Snapshot Disk File Hashing in Replica Process

When the replica process received the request of snapshot disk file hashing, the checking mode is determined by volume.spec.snapshotDataIntegrity. If the value is ignored, the checking mode follows the global setting snapshot-data-integrity.

  • fask-check

    • Flow
      1. Get ctime information of the snapshot disk file.

      2. Get the value of the extended attribute user.longhorn-system.metadata recording the checksum and ctime of the file in the last calculation. The value of user.longhorn-system.metadata is JSON formatted string and records hashing method, checksum, ctime and etc.

      3. Compare the ctime from 1. and 2. Recalculate the checksum if one of the conditions is met

        • The two ctime are mismatched.
        • 2's ctime is not existing.
      4. Ensure that the checksum is reliable by getting the ctime information of the disk file again after the checksum calculation.

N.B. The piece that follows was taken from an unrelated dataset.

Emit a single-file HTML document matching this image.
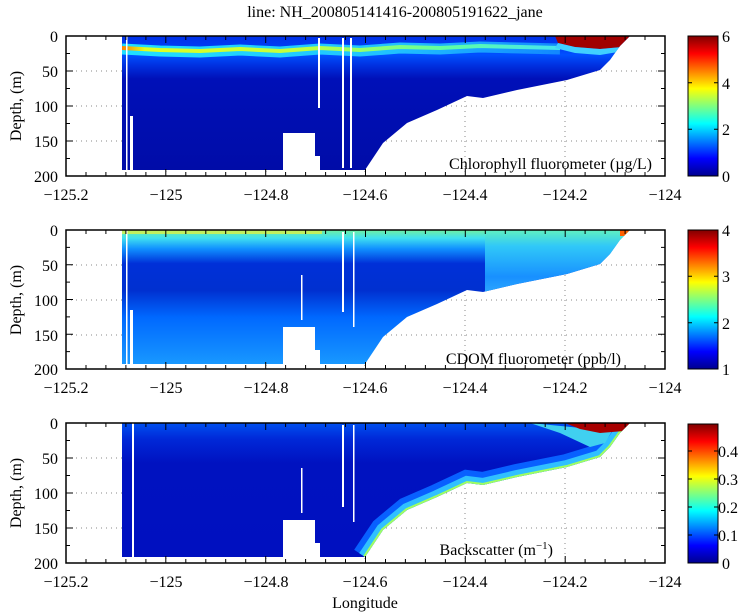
<!DOCTYPE html>
<html><head><meta charset="utf-8"><style>
body{margin:0;background:#fff;}
svg{display:block;font-family:"Liberation Serif",serif;}
</style></head><body>
<svg width="750" height="614" viewBox="0 0 750 614" xmlns="http://www.w3.org/2000/svg">
<defs>
<linearGradient id="jet" x1="0" y1="1" x2="0" y2="0">
<stop offset="0" stop-color="#00008f"/><stop offset="0.125" stop-color="#0000ff"/>
<stop offset="0.375" stop-color="#00ffff"/><stop offset="0.625" stop-color="#ffff00"/>
<stop offset="0.875" stop-color="#ff0000"/><stop offset="1" stop-color="#800000"/>
</linearGradient>
<clipPath id="prof"><polygon points="122,0 630,0 620,10 610,24 600,34 567,44 517,54 483,62 467,60 437,74 407,87 383,107 365,134 122,134"/></clipPath>
<linearGradient id="band1" gradientUnits="userSpaceOnUse" x1="122" y1="0" x2="580" y2="0">
<stop offset="0" stop-color="#ff8000"/><stop offset="0.05" stop-color="#e0ff20"/><stop offset="0.4" stop-color="#c0ff40"/><stop offset="0.7" stop-color="#60ffa0"/><stop offset="1" stop-color="#40e0ff"/>
</linearGradient>
<linearGradient id="band1c" gradientUnits="userSpaceOnUse" x1="122" y1="0" x2="580" y2="0">
<stop offset="0" stop-color="#20e0ff"/><stop offset="0.6" stop-color="#20c0ff"/><stop offset="1" stop-color="#1080ff"/>
</linearGradient>
<linearGradient id="v1" x1="0" y1="0" x2="0" y2="1">
<stop offset="0" stop-color="#0030e8"/><stop offset="0.06" stop-color="#0038f0"/><stop offset="0.14" stop-color="#0050ff"/><stop offset="0.22" stop-color="#0030e0"/><stop offset="0.32" stop-color="#0010b8"/><stop offset="1" stop-color="#000ca8"/>
</linearGradient>
<linearGradient id="v2" x1="0" y1="0" x2="0" y2="1">
<stop offset="0" stop-color="#70f0a0"/><stop offset="0.06" stop-color="#40e0f0"/><stop offset="0.14" stop-color="#1090ff"/><stop offset="0.25" stop-color="#0030d8"/><stop offset="0.45" stop-color="#0030d0"/><stop offset="0.65" stop-color="#0068ff"/><stop offset="1" stop-color="#1898ff"/>
</linearGradient>
<linearGradient id="v2r" x1="0" y1="0" x2="0" y2="1">
<stop offset="0" stop-color="#60f0c0"/><stop offset="0.12" stop-color="#30c8f8"/><stop offset="0.35" stop-color="#1890ff"/><stop offset="0.6" stop-color="#40c0ff"/>
</linearGradient>
<linearGradient id="v3" x1="0" y1="0" x2="0" y2="1">
<stop offset="0" stop-color="#0050f0"/><stop offset="0.12" stop-color="#0028d8"/><stop offset="0.3" stop-color="#0012c0"/><stop offset="1" stop-color="#0010c0"/>
</linearGradient>
</defs>

<text x="395" y="17" font-size="16" text-anchor="middle">line: NH_200805141416-200805191622_jane</text>

<g transform="translate(0,36)">
 <g stroke="#888" stroke-dasharray="1,4" stroke-width="1">
  <line x1="66" y1="35" x2="665" y2="35"/><line x1="66" y1="70" x2="665" y2="70"/><line x1="66" y1="105" x2="665" y2="105"/>
  <line x1="166" y1="0" x2="166" y2="140"/><line x1="266" y1="0" x2="266" y2="140"/><line x1="365" y1="0" x2="365" y2="140"/><line x1="465" y1="0" x2="465" y2="140"/><line x1="565" y1="0" x2="565" y2="140"/>
 </g>
 <g clip-path="url(#prof)">
  <rect x="122" y="0" width="510" height="134" fill="url(#v1)"/>
  <polyline points="122,13 160,15 200,16 240,14 280,16 320,13 360,15 400,12 440,13 480,11 520,12 560,13" fill="none" stroke="url(#band1c)" stroke-width="11"/>
  <polyline points="122,12 160,14 200,15 240,13 280,15 320,12 360,14 400,11 440,12 480,10 520,11 560,12" fill="none" stroke="url(#band1)" stroke-width="4"/>
  <polygon points="555,0 632,0 622,11 600,13 575,11 558,7" fill="#a00000"/>
  <polygon points="558,7 575,11 600,13 622,11 618,16 600,19 575,17 555,12" fill="#40d0ff"/>
 </g>
 <g fill="#fff">
  <rect x="283" y="97" width="32" height="44"/><rect x="315" y="120" width="5" height="21"/>
  <rect x="126" y="0" width="1.5" height="134"/><rect x="130" y="80" width="3" height="54"/>
  <rect x="342" y="2" width="2" height="130"/><rect x="350" y="2" width="2" height="130"/><rect x="318" y="2" width="2" height="70"/>
 </g>
 <text x="652" y="133" font-size="16" text-anchor="end">Chlorophyll fluorometer (µg/L)</text>
</g>

<g transform="translate(0,230)">
 <g stroke="#888" stroke-dasharray="1,4" stroke-width="1">
  <line x1="66" y1="35" x2="665" y2="35"/><line x1="66" y1="70" x2="665" y2="70"/><line x1="66" y1="105" x2="665" y2="105"/>
  <line x1="166" y1="0" x2="166" y2="140"/><line x1="266" y1="0" x2="266" y2="140"/><line x1="365" y1="0" x2="365" y2="140"/><line x1="465" y1="0" x2="465" y2="140"/><line x1="565" y1="0" x2="565" y2="140"/>
 </g>
 <g clip-path="url(#prof)">
  <rect x="122" y="0" width="510" height="134" fill="url(#v2)"/>
  <rect x="485" y="0" width="150" height="134" fill="url(#v2r)"/>
  <rect x="122" y="0" width="200" height="4" fill="#c0f060"/>
  <rect x="620" y="0" width="12" height="6" fill="#ff6000"/>
 </g>
 <g fill="#fff">
  <rect x="283" y="97" width="32" height="44"/><rect x="315" y="120" width="5" height="21"/>
  <rect x="126" y="0" width="1.5" height="134"/><rect x="130" y="80" width="3" height="54"/>
  <rect x="342" y="2" width="2" height="80"/><rect x="353" y="2" width="1.5" height="95"/><rect x="301" y="45" width="1.5" height="45"/>
 </g>
 <text x="621" y="134" font-size="16" text-anchor="end">CDOM fluorometer (ppb/l)</text>
</g>

<g transform="translate(0,423)">
 <g stroke="#888" stroke-dasharray="1,4" stroke-width="1">
  <line x1="66" y1="35" x2="665" y2="35"/><line x1="66" y1="70" x2="665" y2="70"/><line x1="66" y1="105" x2="665" y2="105"/>
  <line x1="166" y1="0" x2="166" y2="140"/><line x1="266" y1="0" x2="266" y2="140"/><line x1="365" y1="0" x2="365" y2="140"/><line x1="465" y1="0" x2="465" y2="140"/><line x1="565" y1="0" x2="565" y2="140"/>
 </g>
 <g clip-path="url(#prof)">
  <rect x="122" y="0" width="510" height="134" fill="url(#v3)"/>
  <polyline points="632,0 620,10 610,24 600,34 567,44 517,54 483,62 467,60 437,74 407,87 383,107 365,134" fill="none" stroke="#0860ff" stroke-width="26"/>
  <polyline points="632,0 620,10 610,24 600,34 567,44 517,54 483,62 467,60 437,74 407,87 383,107 365,134" fill="none" stroke="#30c0ff" stroke-width="14"/>
  <polyline points="632,0 620,10 610,24 600,34 567,44 517,54 483,62 467,60 437,74 407,87 383,107 365,134" fill="none" stroke="#a0ff60" stroke-width="4"/>
  <polygon points="530,0 560,10 590,24 605,20 612,8" fill="#40d0f0"/>
  <polygon points="565,0 632,0 624,8 600,10 580,6" fill="#a80000"/>
 </g>
 <g fill="#fff">
  <rect x="283" y="97" width="32" height="44"/><rect x="315" y="120" width="5" height="21"/>
  <rect x="132" y="0" width="2" height="134"/>
  <rect x="342" y="2" width="2" height="82"/><rect x="353" y="2" width="1.5" height="97"/><rect x="301" y="45" width="1.5" height="45"/>
 </g>
 <text x="553" y="132" font-size="16" text-anchor="end">Backscatter (m<tspan dy="-6" font-size="11">−1</tspan><tspan dy="6">)</tspan></text>
</g>

<g fill="none" stroke="#000" stroke-width="1.5">
 <rect x="66" y="36" width="599" height="140"/>
 <rect x="66" y="230" width="599" height="139"/>
 <rect x="66" y="423" width="599" height="140"/>
</g>
<g stroke="#000" stroke-width="1">
 <path id="tk" d=""/>
</g>
<g font-size="16" text-anchor="end">
 <text x="58" y="42">0</text><text x="58" y="77">50</text><text x="58" y="112">100</text><text x="58" y="147">150</text><text x="58" y="182">200</text>
 <text x="58" y="236">0</text><text x="58" y="271">50</text><text x="58" y="306">100</text><text x="58" y="341">150</text><text x="58" y="375">200</text>
 <text x="58" y="429">0</text><text x="58" y="464">50</text><text x="58" y="499">100</text><text x="58" y="534">150</text><text x="58" y="569">200</text>
</g>
<g font-size="16" text-anchor="middle">
 <text x="66" y="200">−125.2</text><text x="166" y="200">−125</text><text x="266" y="200">−124.8</text><text x="365" y="200">−124.6</text><text x="465" y="200">−124.4</text><text x="565" y="200">−124.2</text><text x="665" y="200">−124</text>
 <text x="66" y="393">−125.2</text><text x="166" y="393">−125</text><text x="266" y="393">−124.8</text><text x="365" y="393">−124.6</text><text x="465" y="393">−124.4</text><text x="565" y="393">−124.2</text><text x="665" y="393">−124</text>
 <text x="66" y="587">−125.2</text><text x="166" y="587">−125</text><text x="266" y="587">−124.8</text><text x="365" y="587">−124.6</text><text x="465" y="587">−124.4</text><text x="565" y="587">−124.2</text><text x="665" y="587">−124</text>
 <text x="365" y="608">Longitude</text>
 <text transform="translate(21,106) rotate(-90)">Depth, (m)</text>
 <text transform="translate(21,300) rotate(-90)">Depth, (m)</text>
 <text transform="translate(21,493) rotate(-90)">Depth, (m)</text>
</g>

<rect x="688" y="36" width="30" height="140" fill="url(#jet)" stroke="#000" stroke-width="1"/>
<rect x="688" y="230" width="30" height="139" fill="url(#jet)" stroke="#000" stroke-width="1"/>
<rect x="688" y="424" width="30" height="139" fill="url(#jet)" stroke="#000" stroke-width="1"/>
<g font-size="16">
 <text x="722" y="42">6</text><text x="722" y="89">4</text><text x="722" y="135">2</text><text x="722" y="182">0</text>
 <text x="722" y="236">4</text><text x="722" y="282">3</text><text x="722" y="329">2</text><text x="722" y="375">1</text>
 <text x="718" y="457">0.4</text><text x="718" y="485">0.3</text><text x="718" y="513">0.2</text><text x="718" y="541">0.1</text><text x="722" y="569">0</text>
</g>
<g stroke="#000" stroke-width="1">
 <path d="M688 82.7h4M718 82.7h-4M688 129.3h4M718 129.3h-4M688 276.3h4M718 276.3h-4M688 322.7h4M718 322.7h-4M688 451h4M718 451h-4M688 479h4M718 479h-4M688 507h4M718 507h-4M688 535h4M718 535h-4"/>
</g>
<script>
(function(){
 var d="";
 [[36,176],[230,369],[423,563]].forEach(function(p){
  var t=p[0],b=p[1],h=b-t;
  for(var i=0;i<=30;i++){var x=66+i*599/30;var L=(i%5==0)?7:4;
   d+="M"+x.toFixed(1)+" "+t+"v"+L+"M"+x.toFixed(1)+" "+b+"v-"+L;}
  for(var j=0;j<=8;j++){var y=t+j*h/8;var L=(j%2==0)?7:4;
   d+="M66 "+y.toFixed(1)+"h"+L+"M665 "+y.toFixed(1)+"h-"+L;}
 });
 document.getElementById("tk").setAttribute("d",d);
})();
</script>
</svg>
</body></html>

        • If it is matched with 1's ctime, update the extended attribute with the latest result.
        • Instead, it indicates the file is changed by snapshot pruning, merging or other operations. Thus, recalculate the checksum. A maximum retries controls the recalculation.
      5. Return checksum or error to engine.

  • enabled

    • Because the silent data corruption in snapshot disk files can be caused by the host's storage device such as bit rot or somewhere within the storage stack. Filesystem cannot be aware of the corruption. To detect the corruption, the checksums of the disk files are always be recalculated and return back to engine. Silent corruption is detected when the disk file's ctime matches the ctime in the extended attribute, but the checksums do not match. The extended attribute will not be updated, and the SilentCorrupted of the hash status will be set to true.
  • disabled

    • Do nothing.

Test Plan

Integration tests

  • Test snapshot disk files hashing
    • Compare the checksum recorded in snapshot.status.checksum and the checksum (calculated by a 3rd-party CRC64 checksum utility of each replica's snapshot disk file.
  • Test snapshot disk files check
    • Corrupt a snapshot disk file in one of the replicas. Then, check the corruption is detected by Longhorn, and the replica rebuilding should be triggered.

Note[optional]

3rd-party CRC64 Checksum Utility for Test Plan

  • Install Java (apt install default-jre default-jdk)
  • Download jacksum (wget https://github.com/jonelo/jacksum/releases/download/v3.4.0/jacksum-3.4.0.jar)
  • Calculate checksum by java -jar jacksum-3.4.0.jar -a crc64_go-iso ${path-to-file}